You Might Have Missed This Action-required New Law

Ready or not, employers have until February 14th to review employment and independent contractor agreements for non-compete clauses and send people notice that any non-compete provisions are now null & void.

Failure to send this notice could constitute a violation of California’s Unfair Competition Law.

Effective January 1, 2024, two new laws limiting restrictive covenants will extend the state’s consistent trend toward encouraging employee mobility and open competition.

SB 699, Prohibition Against Non-Compete Agreements, establishes that any contract that is void under California’s non-compete prohibition is unenforceable regardless of when and where the contract was signed. For example, if an employee was working in Texas, a state that allows such agreements, and subsequently moves to California to take a job there, the non-compete clause will not apply.

AB 1076 creates the new notice requirement for employers and codifies the holding in Edwards v. Arthur Andersen LLP, 44 Cal. 4th 937 (2008), which states that any non-compete, no matter how narrowly tailored, is void. 1076 expressly prohibits employers from entering into non-compete agreements and imposes fines and notice requirements for violations.

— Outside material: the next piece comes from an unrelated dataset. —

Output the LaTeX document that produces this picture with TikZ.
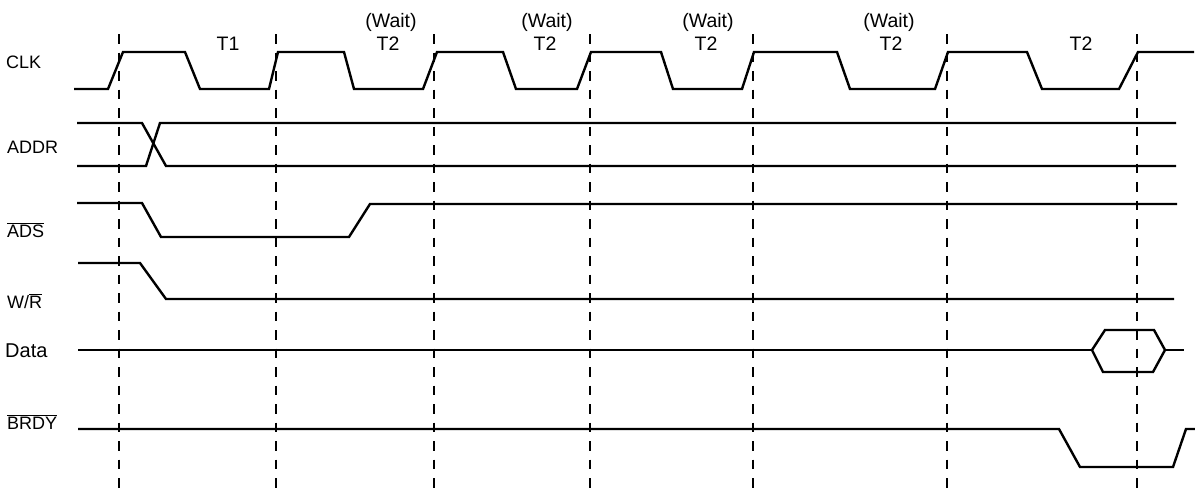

An employer that enters into or seeks to enforce an unlawful non-compete will be considered to have committed a civil violation. Further, employees may sue for violations of this new law and seek recovery of damages, injunctive relief, and attorneys’ fees.

There remain some non-compete agreements that are enforceable in California, including those that accompany the sale of goodwill of or an ownership interest in a business entity or the dissolution of or disassociation from a partnership or limited liability company.

It is sensible to consult counsel about the applicability of any of these exceptions to the general prohibition.